(Stored items)
________

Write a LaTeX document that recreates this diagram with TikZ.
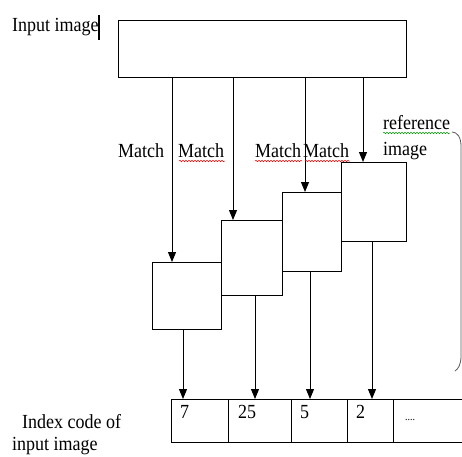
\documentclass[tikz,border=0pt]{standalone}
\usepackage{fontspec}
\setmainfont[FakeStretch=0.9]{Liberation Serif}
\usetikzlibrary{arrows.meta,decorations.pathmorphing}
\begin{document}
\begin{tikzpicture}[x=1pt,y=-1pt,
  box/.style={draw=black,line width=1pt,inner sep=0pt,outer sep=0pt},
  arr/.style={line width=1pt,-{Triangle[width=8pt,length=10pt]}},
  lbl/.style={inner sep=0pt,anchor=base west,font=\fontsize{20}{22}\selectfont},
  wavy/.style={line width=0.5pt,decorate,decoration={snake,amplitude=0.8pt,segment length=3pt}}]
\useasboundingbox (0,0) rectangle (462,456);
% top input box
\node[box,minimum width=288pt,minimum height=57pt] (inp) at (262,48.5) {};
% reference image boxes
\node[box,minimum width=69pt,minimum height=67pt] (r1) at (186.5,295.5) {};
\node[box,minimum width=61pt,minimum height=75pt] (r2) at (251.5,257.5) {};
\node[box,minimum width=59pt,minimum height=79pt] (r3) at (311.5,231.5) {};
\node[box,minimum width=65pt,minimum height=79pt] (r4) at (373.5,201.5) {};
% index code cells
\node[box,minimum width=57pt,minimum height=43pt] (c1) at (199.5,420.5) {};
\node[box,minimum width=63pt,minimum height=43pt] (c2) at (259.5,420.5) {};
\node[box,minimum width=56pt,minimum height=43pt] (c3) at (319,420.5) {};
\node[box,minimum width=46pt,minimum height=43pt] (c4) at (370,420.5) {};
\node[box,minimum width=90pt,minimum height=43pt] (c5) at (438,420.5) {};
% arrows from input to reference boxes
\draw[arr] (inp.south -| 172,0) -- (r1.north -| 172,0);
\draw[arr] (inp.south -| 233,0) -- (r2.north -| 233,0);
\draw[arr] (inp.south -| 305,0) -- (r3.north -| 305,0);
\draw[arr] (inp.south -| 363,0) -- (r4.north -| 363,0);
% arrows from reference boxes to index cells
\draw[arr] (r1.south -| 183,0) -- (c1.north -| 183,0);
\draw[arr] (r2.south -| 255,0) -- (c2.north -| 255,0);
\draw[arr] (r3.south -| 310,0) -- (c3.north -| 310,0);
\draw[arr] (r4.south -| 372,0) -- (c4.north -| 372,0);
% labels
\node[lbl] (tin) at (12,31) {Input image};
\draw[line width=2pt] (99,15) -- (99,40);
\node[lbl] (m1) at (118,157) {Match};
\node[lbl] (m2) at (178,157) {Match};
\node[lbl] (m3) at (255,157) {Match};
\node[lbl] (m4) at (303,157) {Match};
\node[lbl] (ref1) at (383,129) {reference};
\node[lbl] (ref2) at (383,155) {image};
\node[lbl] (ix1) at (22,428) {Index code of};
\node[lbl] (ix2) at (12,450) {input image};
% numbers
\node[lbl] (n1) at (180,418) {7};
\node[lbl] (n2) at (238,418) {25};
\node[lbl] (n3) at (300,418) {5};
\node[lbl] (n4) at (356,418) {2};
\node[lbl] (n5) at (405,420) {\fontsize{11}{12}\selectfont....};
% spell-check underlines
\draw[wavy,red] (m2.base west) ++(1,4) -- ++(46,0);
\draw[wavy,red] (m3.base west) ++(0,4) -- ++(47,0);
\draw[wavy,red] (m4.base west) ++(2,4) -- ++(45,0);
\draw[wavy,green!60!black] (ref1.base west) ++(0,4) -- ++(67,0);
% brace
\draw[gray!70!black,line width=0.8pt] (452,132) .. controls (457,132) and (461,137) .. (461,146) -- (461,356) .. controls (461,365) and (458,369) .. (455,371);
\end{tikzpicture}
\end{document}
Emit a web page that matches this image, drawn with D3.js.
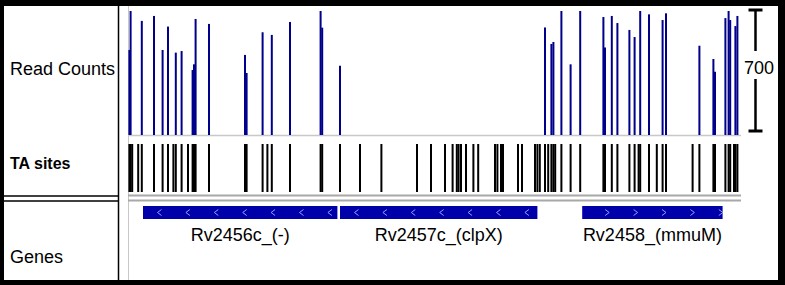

________

→ Exercise prompt
All of the records above must be copied exactly, except for the pictures.

→ Correct response
Write a LaTeX document that recreates this diagram with TikZ.
\documentclass[tikz,border=0pt]{standalone}
\usepackage{fontspec}
\setmainfont[FakeStretch=0.9]{Liberation Serif}
\usetikzlibrary{arrows.meta,decorations.pathmorphing}
\begin{document}
\begin{tikzpicture}[x=1pt,y=-1pt,
  box/.style={draw=black,line width=1pt,inner sep=0pt,outer sep=0pt},
  arr/.style={line width=1pt,-{Triangle[width=8pt,length=10pt]}},
  lbl/.style={inner sep=0pt,anchor=base west,font=\fontsize{20}{22}\selectfont},
  wavy/.style={line width=0.5pt,decorate,decoration={snake,amplitude=0.8pt,segment length=3pt}}]
\useasboundingbox (0,0) rectangle (462,456);
% top input box
\node[box,minimum width=288pt,minimum height=57pt] (inp) at (262,48.5) {};
% reference image boxes
\node[box,minimum width=69pt,minimum height=67pt] (r1) at (186.5,295.5) {};
\node[box,minimum width=61pt,minimum height=75pt] (r2) at (251.5,257.5) {};
\node[box,minimum width=59pt,minimum height=79pt] (r3) at (311.5,231.5) {};
\node[box,minimum width=65pt,minimum height=79pt] (r4) at (373.5,201.5) {};
% index code cells
\node[box,minimum width=57pt,minimum height=43pt] (c1) at (199.5,420.5) {};
\node[box,minimum width=63pt,minimum height=43pt] (c2) at (259.5,420.5) {};
\node[box,minimum width=56pt,minimum height=43pt] (c3) at (319,420.5) {};
\node[box,minimum width=46pt,minimum height=43pt] (c4) at (370,420.5) {};
\node[box,minimum width=90pt,minimum height=43pt] (c5) at (438,420.5) {};
% arrows from input to reference boxes
\draw[arr] (inp.south -| 172,0) -- (r1.north -| 172,0);
\draw[arr] (inp.south -| 233,0) -- (r2.north -| 233,0);
\draw[arr] (inp.south -| 305,0) -- (r3.north -| 305,0);
\draw[arr] (inp.south -| 363,0) -- (r4.north -| 363,0);
% arrows from reference boxes to index cells
\draw[arr] (r1.south -| 183,0) -- (c1.north -| 183,0);
\draw[arr] (r2.south -| 255,0) -- (c2.north -| 255,0);
\draw[arr] (r3.south -| 310,0) -- (c3.north -| 310,0);
\draw[arr] (r4.south -| 372,0) -- (c4.north -| 372,0);
% labels
\node[lbl] (tin) at (12,31) {Input image};
\draw[line width=2pt] (99,15) -- (99,40);
\node[lbl] (m1) at (118,157) {Match};
\node[lbl] (m2) at (178,157) {Match};
\node[lbl] (m3) at (255,157) {Match};
\node[lbl] (m4) at (303,157) {Match};
\node[lbl] (ref1) at (383,129) {reference};
\node[lbl] (ref2) at (383,155) {image};
\node[lbl] (ix1) at (22,428) {Index code of};
\node[lbl] (ix2) at (12,450) {input image};
% numbers
\node[lbl] (n1) at (180,418) {7};
\node[lbl] (n2) at (238,418) {25};
\node[lbl] (n3) at (300,418) {5};
\node[lbl] (n4) at (356,418) {2};
\node[lbl] (n5) at (405,420) {\fontsize{11}{12}\selectfont....};
% spell-check underlines
\draw[wavy,red] (m2.base west) ++(1,4) -- ++(46,0);
\draw[wavy,red] (m3.base west) ++(0,4) -- ++(47,0);
\draw[wavy,red] (m4.base west) ++(2,4) -- ++(45,0);
\draw[wavy,green!60!black] (ref1.base west) ++(0,4) -- ++(67,0);
% brace
\draw[gray!70!black,line width=0.8pt] (452,132) .. controls (457,132) and (461,137) .. (461,146) -- (461,356) .. controls (461,365) and (458,369) .. (455,371);
\end{tikzpicture}
\end{document}
Emit a web page that matches this image, drawn with D3.js.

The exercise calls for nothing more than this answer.